From the inception of an unemployment insurance claim through the entire hearing and appeal process, Industrial U.I. prides itself on providing personal, “white glove” service by its team of experts in the states where its clients do business.
Industrial U.I. delivers expert tax advice to ensure each client’s unemployment insurance tax is kept to a minimum while providing timely and useful reports that can be accessed on our client web portal 24/7. These reports provide useful data to help clients know where their UI dollars are going along with benchmarks and measuring sticks to track progress.

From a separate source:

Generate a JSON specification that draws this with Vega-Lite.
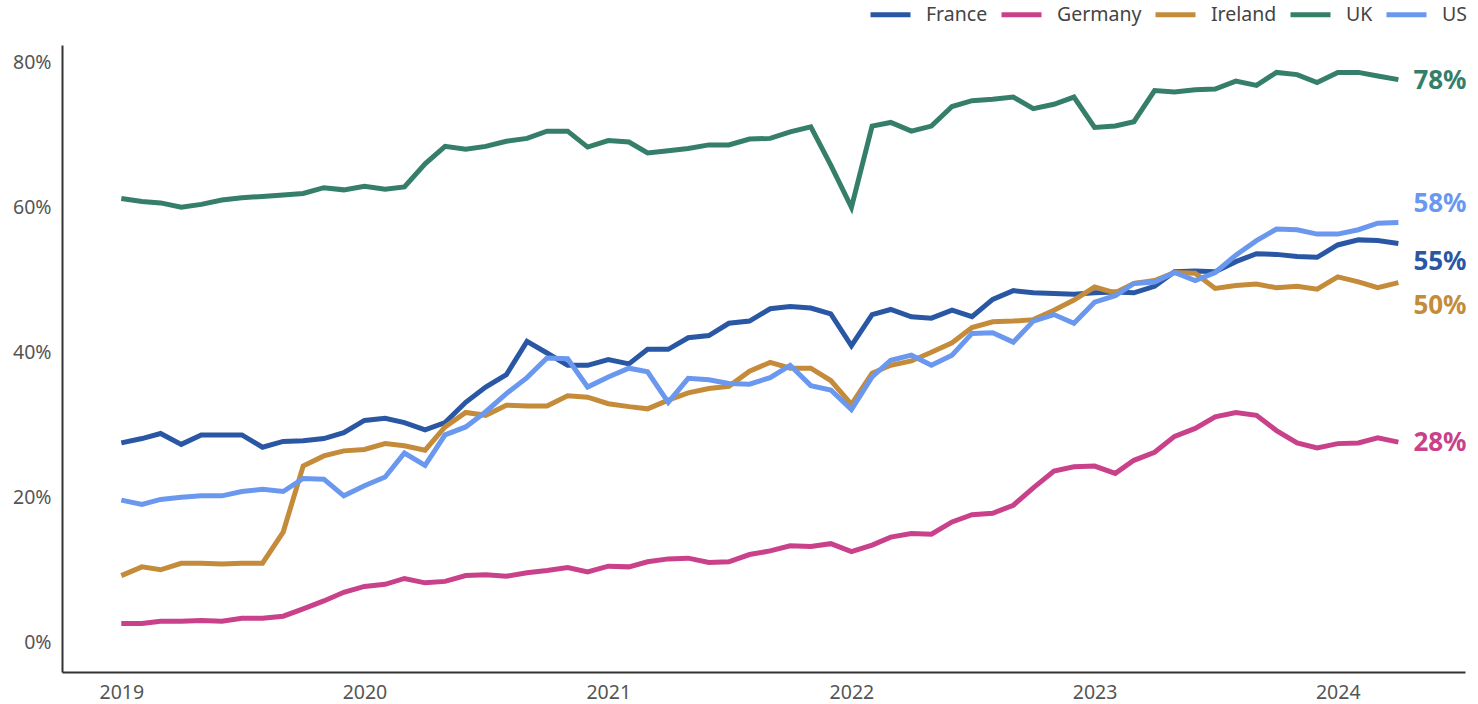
{
  "$schema": "https://vega.github.io/schema/vega-lite/v6.json",
  "autosize": "none",
  "width": 1403,
  "height": 627,
  "padding": {"left": 62, "top": 45, "right": 13, "bottom": 32},
  "background": "white",
  "config": {"view": {"stroke": null}, "font": "Noto Sans"},
  "data": {"values": [
    {"date":"2019-01-01","France":0.275,"Germany":0.026,"Ireland":0.092,"UK":0.612,"US":0.196},
    {"date":"2019-02-01","France":0.281,"Germany":0.026,"Ireland":0.104,"UK":0.608,"US":0.190},
    {"date":"2019-03-01","France":0.288,"Germany":0.029,"Ireland":0.100,"UK":0.606,"US":0.197},
    {"date":"2019-04-01","France":0.273,"Germany":0.029,"Ireland":0.109,"UK":0.600,"US":0.200},
    {"date":"2019-05-01","France":0.286,"Germany":0.030,"Ireland":0.109,"UK":0.604,"US":0.202},
    {"date":"2019-06-01","France":0.286,"Germany":0.029,"Ireland":0.108,"UK":0.610,"US":0.202},
    {"date":"2019-07-01","France":0.286,"Germany":0.033,"Ireland":0.109,"UK":0.613,"US":0.208},
    {"date":"2019-08-01","France":0.269,"Germany":0.033,"Ireland":0.109,"UK":0.615,"US":0.211},
    {"date":"2019-09-01","France":0.277,"Germany":0.036,"Ireland":0.152,"UK":0.617,"US":0.208},
    {"date":"2019-10-01","France":0.278,"Germany":0.046,"Ireland":0.243,"UK":0.619,"US":0.226},
    {"date":"2019-11-01","France":0.281,"Germany":0.057,"Ireland":0.257,"UK":0.627,"US":0.225},
    {"date":"2019-12-01","France":0.289,"Germany":0.069,"Ireland":0.264,"UK":0.624,"US":0.202},
    {"date":"2020-01-01","France":0.306,"Germany":0.077,"Ireland":0.266,"UK":0.629,"US":0.216},
    {"date":"2020-02-01","France":0.309,"Germany":0.080,"Ireland":0.274,"UK":0.625,"US":0.228},
    {"date":"2020-03-01","France":0.303,"Germany":0.088,"Ireland":0.271,"UK":0.628,"US":0.261},
    {"date":"2020-04-01","France":0.293,"Germany":0.082,"Ireland":0.265,"UK":0.660,"US":0.244},
    {"date":"2020-05-01","France":0.303,"Germany":0.084,"Ireland":0.297,"UK":0.684,"US":0.286},
    {"date":"2020-06-01","France":0.331,"Germany":0.092,"Ireland":0.317,"UK":0.680,"US":0.297},
    {"date":"2020-07-01","France":0.352,"Germany":0.093,"Ireland":0.313,"UK":0.684,"US":0.318},
    {"date":"2020-08-01","France":0.369,"Germany":0.091,"Ireland":0.327,"UK":0.691,"US":0.343},
    {"date":"2020-09-01","France":0.415,"Germany":0.096,"Ireland":0.326,"UK":0.695,"US":0.365},
    {"date":"2020-10-01","France":0.399,"Germany":0.099,"Ireland":0.326,"UK":0.705,"US":0.392},
    {"date":"2020-11-01","France":0.382,"Germany":0.103,"Ireland":0.340,"UK":0.705,"US":0.391},
    {"date":"2020-12-01","France":0.382,"Germany":0.097,"Ireland":0.338,"UK":0.683,"US":0.352},
    {"date":"2021-01-01","France":0.390,"Germany":0.105,"Ireland":0.329,"UK":0.692,"US":0.366},
    {"date":"2021-02-01","France":0.384,"Germany":0.104,"Ireland":0.325,"UK":0.690,"US":0.378},
    {"date":"2021-03-01","France":0.404,"Germany":0.111,"Ireland":0.322,"UK":0.675,"US":0.373},
    {"date":"2021-04-01","France":0.404,"Germany":0.115,"Ireland":0.334,"UK":0.678,"US":0.331},
    {"date":"2021-05-01","France":0.420,"Germany":0.116,"Ireland":0.344,"UK":0.681,"US":0.364},
    {"date":"2021-06-01","France":0.423,"Germany":0.110,"Ireland":0.350,"UK":0.686,"US":0.362},
    {"date":"2021-07-01","France":0.440,"Germany":0.111,"Ireland":0.353,"UK":0.686,"US":0.357},
    {"date":"2021-08-01","France":0.443,"Germany":0.121,"Ireland":0.374,"UK":0.694,"US":0.356},
    {"date":"2021-09-01","France":0.460,"Germany":0.126,"Ireland":0.386,"UK":0.695,"US":0.365},
    {"date":"2021-10-01","France":0.463,"Germany":0.133,"Ireland":0.378,"UK":0.704,"US":0.382},
    {"date":"2021-11-01","France":0.461,"Germany":0.132,"Ireland":0.378,"UK":0.711,"US":0.354},
    {"date":"2021-12-01","France":0.453,"Germany":0.136,"Ireland":0.361,"UK":0.658,"US":0.348},
    {"date":"2022-01-01","France":0.409,"Germany":0.125,"Ireland":0.328,"UK":0.600,"US":0.321},
    {"date":"2022-02-01","France":0.452,"Germany":0.134,"Ireland":0.371,"UK":0.712,"US":0.366},
    {"date":"2022-03-01","France":0.459,"Germany":0.145,"Ireland":0.382,"UK":0.717,"US":0.389},
    {"date":"2022-04-01","France":0.449,"Germany":0.150,"Ireland":0.388,"UK":0.705,"US":0.396},
    {"date":"2022-05-01","France":0.447,"Germany":0.149,"Ireland":0.400,"UK":0.712,"US":0.382},
    {"date":"2022-06-01","France":0.458,"Germany":0.166,"Ireland":0.413,"UK":0.739,"US":0.396},
    {"date":"2022-07-01","France":0.449,"Germany":0.176,"Ireland":0.434,"UK":0.747,"US":0.426},
    {"date":"2022-08-01","France":0.473,"Germany":0.178,"Ireland":0.442,"UK":0.749,"US":0.427},
    {"date":"2022-09-01","France":0.485,"Germany":0.189,"Ireland":0.443,"UK":0.752,"US":0.414},
    {"date":"2022-10-01","France":0.482,"Germany":0.213,"Ireland":0.445,"UK":0.736,"US":0.443},
    {"date":"2022-11-01","France":0.481,"Germany":0.236,"Ireland":0.458,"UK":0.742,"US":0.452},
    {"date":"2022-12-01","France":0.480,"Germany":0.242,"Ireland":0.472,"UK":0.752,"US":0.440},
    {"date":"2023-01-01","France":0.482,"Germany":0.243,"Ireland":0.490,"UK":0.710,"US":0.469},
    {"date":"2023-02-01","France":0.483,"Germany":0.233,"Ireland":0.482,"UK":0.712,"US":0.478},
    {"date":"2023-03-01","France":0.482,"Germany":0.251,"Ireland":0.495,"UK":0.718,"US":0.495},
    {"date":"2023-04-01","France":0.491,"Germany":0.262,"Ireland":0.499,"UK":0.761,"US":0.497},
    {"date":"2023-05-01","France":0.511,"Germany":0.284,"Ireland":0.510,"UK":0.759,"US":0.510},
    {"date":"2023-06-01","France":0.512,"Germany":0.295,"Ireland":0.509,"UK":0.762,"US":0.499},
    {"date":"2023-07-01","France":0.511,"Germany":0.311,"Ireland":0.488,"UK":0.763,"US":0.510},
    {"date":"2023-08-01","France":0.525,"Germany":0.317,"Ireland":0.492,"UK":0.774,"US":0.534},
    {"date":"2023-09-01","France":0.536,"Germany":0.313,"Ireland":0.494,"UK":0.768,"US":0.554},
    {"date":"2023-10-01","France":0.535,"Germany":0.292,"Ireland":0.489,"UK":0.786,"US":0.570},
    {"date":"2023-11-01","France":0.532,"Germany":0.275,"Ireland":0.491,"UK":0.783,"US":0.569},
    {"date":"2023-12-01","France":0.531,"Germany":0.268,"Ireland":0.487,"UK":0.772,"US":0.563},
    {"date":"2024-01-01","France":0.548,"Germany":0.274,"Ireland":0.504,"UK":0.786,"US":0.563},
    {"date":"2024-02-01","France":0.555,"Germany":0.275,"Ireland":0.497,"UK":0.786,"US":0.569},
    {"date":"2024-03-01","France":0.554,"Germany":0.282,"Ireland":0.489,"UK":0.781,"US":0.578},
    {"date":"2024-04-01","France":0.550,"Germany":0.276,"Ireland":0.496,"UK":0.776,"US":0.579}
  ]},
  "transform": [{"fold": ["France", "Germany", "Ireland", "UK", "US"], "as": ["country", "value"]}],
  "encoding": {
    "x": {
      "field": "date", "type": "temporal",
      "scale": {"type": "utc", "domain": [{"year": 2018, "month": 10, "date": 4, "utc": true}, {"year": 2024, "month": 7, "date": 10, "utc": true}]},
      "axis": {
        "title": null, "grid": false, "ticks": false,
        "values": [{"year": 2019, "utc": true}, {"year": 2020, "utc": true}, {"year": 2021, "utc": true}, {"year": 2022, "utc": true}, {"year": 2023, "utc": true}, {"year": 2024, "utc": true}],
        "format": "%Y", "labelFontSize": 19.5, "labelColor": "#555", "labelFont": "Noto Sans", "labelPadding": 11,
        "domainColor": "#333", "domainWidth": 2
      }
    },
    "y": {
      "field": "value", "type": "quantitative",
      "scale": {"domain": [-0.041, 0.8238], "nice": false, "zero": false},
      "axis": {
        "title": null, "grid": false, "ticks": false, "values": [0, 0.2, 0.4, 0.6, 0.8], "format": ".0%",
        "labelFontSize": 19.5, "labelColor": "#555", "labelFont": "Noto Sans", "labelPadding": 11,
        "domainColor": "#333", "domainWidth": 2
      }
    }
  },
  "layer": [
    {
      "mark": {"type": "line", "strokeWidth": 5},
      "encoding": {
        "color": {
          "field": "country", "type": "nominal",
          "scale": {"domain": ["France", "Germany", "Ireland", "UK", "US"], "range": ["#2a57a4", "#c9418a", "#c48c3a", "#357f6a", "#6a98ee"]},
          "legend": {
            "title": null, "orient": "none", "legendX": 806, "legendY": -53, "direction": "horizontal",
            "symbolType": "stroke", "symbolSize": 1600, "symbolStrokeWidth": 5,
            "labelFontSize": 19.5, "labelColor": "#444", "labelFont": "Noto Sans", "labelOffset": 13, "columnPadding": 3, "padding": 0
          }
        }
      }
    },
    {
      "transform": [{"filter": "time(datum.date) === utc(2024,3,1) && (datum.country === 'UK' || datum.country === 'Germany')"}],
      "mark": {"type": "text", "align": "left", "baseline": "middle", "dx": 15, "dy": 1, "fontSize": 26, "fontWeight": "bold", "font": "Noto Sans"},
      "encoding": {
        "text": {"field": "value", "type": "quantitative", "format": ".0%"},
        "color": {"field": "country", "type": "nominal", "scale": {"domain": ["France", "Germany", "Ireland", "UK", "US"], "range": ["#2a57a4", "#c9418a", "#c48c3a", "#357f6a", "#6a98ee"]}, "legend": null}
      }
    },
    {
      "transform": [{"filter": "time(datum.date) === utc(2024,3,1) && datum.country === 'US'"}],
      "mark": {"type": "text", "align": "left", "baseline": "middle", "dx": 15, "dy": -18, "fontSize": 26, "fontWeight": "bold", "font": "Noto Sans"},
      "encoding": {
        "text": {"field": "value", "type": "quantitative", "format": ".0%"},
        "color": {"field": "country", "type": "nominal", "scale": {"domain": ["France", "Germany", "Ireland", "UK", "US"], "range": ["#2a57a4", "#c9418a", "#c48c3a", "#357f6a", "#6a98ee"]}, "legend": null}
      }
    },
    {
      "transform": [{"filter": "time(datum.date) === utc(2024,3,1) && datum.country === 'France'"}],
      "mark": {"type": "text", "align": "left", "baseline": "middle", "dx": 15, "dy": 18, "fontSize": 26, "fontWeight": "bold", "font": "Noto Sans"},
      "encoding": {
        "text": {"field": "value", "type": "quantitative", "format": ".0%"},
        "color": {"field": "country", "type": "nominal", "scale": {"domain": ["France", "Germany", "Ireland", "UK", "US"], "range": ["#2a57a4", "#c9418a", "#c48c3a", "#357f6a", "#6a98ee"]}, "legend": null}
      }
    },
    {
      "transform": [{"filter": "time(datum.date) === utc(2024,3,1) && datum.country === 'Ireland'"}],
      "mark": {"type": "text", "align": "left", "baseline": "middle", "dx": 15, "dy": 23, "fontSize": 26, "fontWeight": "bold", "font": "Noto Sans"},
      "encoding": {
        "text": {"field": "value", "type": "quantitative", "format": ".0%"},
        "color": {"field": "country", "type": "nominal", "scale": {"domain": ["France", "Germany", "Ireland", "UK", "US"], "range": ["#2a57a4", "#c9418a", "#c48c3a", "#357f6a", "#6a98ee"]}, "legend": null}
      }
    }
  ]
}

Mark is an attorney who graduated from Boston University School of Law in 1980 magna cum laude, finishing 13th in a class of over 360 students. He was an Editor of the prestigious Boston University Law Review. After spending six years as a litigator in a large law firm, Mark joined Industrial U.I. in 1986 to take control of the hearing process. He has been a principal in the firm since 1989, and oversees the UI hearings process. He also conducts training sessions on UI Law and works with the office staff on a daily basis to assure that Industrial U.I.’s clients get the finest representation possible.
Todd has an MBA degree from Fordham University. Todd has been with Industrial U.I. since 1991. He is one of the most sought after speakers on the subject of unemployment insurance, having given presentations to clients, trade associations, Administrative Law Judge meetings, etc. He is also an expert on UI taxes and subjects such as calculating tax rates, and making voluntary contributions to lower tax rates in states where such contributions are allowed, thereby allowing Industrial U.I.’s tax rated clients to project future tax rates and budget properly. Todd is also actively involved in the hearing process.